## What you should do
Every line must be returned precisely as it is written.

## Data shown
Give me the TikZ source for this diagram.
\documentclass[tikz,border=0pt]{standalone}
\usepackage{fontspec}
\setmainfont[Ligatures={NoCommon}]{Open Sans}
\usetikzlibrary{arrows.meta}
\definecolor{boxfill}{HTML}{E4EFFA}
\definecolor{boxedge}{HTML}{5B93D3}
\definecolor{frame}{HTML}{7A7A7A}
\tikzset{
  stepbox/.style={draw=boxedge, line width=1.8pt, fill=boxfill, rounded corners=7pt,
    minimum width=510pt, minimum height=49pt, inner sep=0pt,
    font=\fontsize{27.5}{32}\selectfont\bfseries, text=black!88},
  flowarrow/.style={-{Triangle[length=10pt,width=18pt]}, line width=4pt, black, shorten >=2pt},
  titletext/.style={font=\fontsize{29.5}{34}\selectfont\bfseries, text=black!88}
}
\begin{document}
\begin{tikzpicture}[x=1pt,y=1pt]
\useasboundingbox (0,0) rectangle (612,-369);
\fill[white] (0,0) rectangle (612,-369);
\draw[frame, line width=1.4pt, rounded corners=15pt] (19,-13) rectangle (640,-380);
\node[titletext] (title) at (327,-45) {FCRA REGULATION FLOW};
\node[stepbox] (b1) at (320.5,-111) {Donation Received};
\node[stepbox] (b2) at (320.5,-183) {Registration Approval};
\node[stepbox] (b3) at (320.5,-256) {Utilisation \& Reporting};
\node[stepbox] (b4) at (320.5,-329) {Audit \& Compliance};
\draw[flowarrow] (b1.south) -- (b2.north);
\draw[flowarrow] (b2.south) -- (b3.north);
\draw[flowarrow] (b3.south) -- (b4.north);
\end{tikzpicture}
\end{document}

## Reply
Give me the TikZ source for this diagram.
\documentclass[tikz,border=0pt]{standalone}
\usepackage{fontspec}
\setmainfont[Ligatures={NoCommon}]{Open Sans}
\usetikzlibrary{arrows.meta}
\definecolor{boxfill}{HTML}{E4EFFA}
\definecolor{boxedge}{HTML}{5B93D3}
\definecolor{frame}{HTML}{7A7A7A}
\tikzset{
  stepbox/.style={draw=boxedge, line width=1.8pt, fill=boxfill, rounded corners=7pt,
    minimum width=510pt, minimum height=49pt, inner sep=0pt,
    font=\fontsize{27.5}{32}\selectfont\bfseries, text=black!88},
  flowarrow/.style={-{Triangle[length=10pt,width=18pt]}, line width=4pt, black, shorten >=2pt},
  titletext/.style={font=\fontsize{29.5}{34}\selectfont\bfseries, text=black!88}
}
\begin{document}
\begin{tikzpicture}[x=1pt,y=1pt]
\useasboundingbox (0,0) rectangle (612,-369);
\fill[white] (0,0) rectangle (612,-369);
\draw[frame, line width=1.4pt, rounded corners=15pt] (19,-13) rectangle (640,-380);
\node[titletext] (title) at (327,-45) {FCRA REGULATION FLOW};
\node[stepbox] (b1) at (320.5,-111) {Donation Received};
\node[stepbox] (b2) at (320.5,-183) {Registration Approval};
\node[stepbox] (b3) at (320.5,-256) {Utilisation \& Reporting};
\node[stepbox] (b4) at (320.5,-329) {Audit \& Compliance};
\draw[flowarrow] (b1.south) -- (b2.north);
\draw[flowarrow] (b2.south) -- (b3.north);
\draw[flowarrow] (b3.south) -- (b4.north);
\end{tikzpicture}
\end{document}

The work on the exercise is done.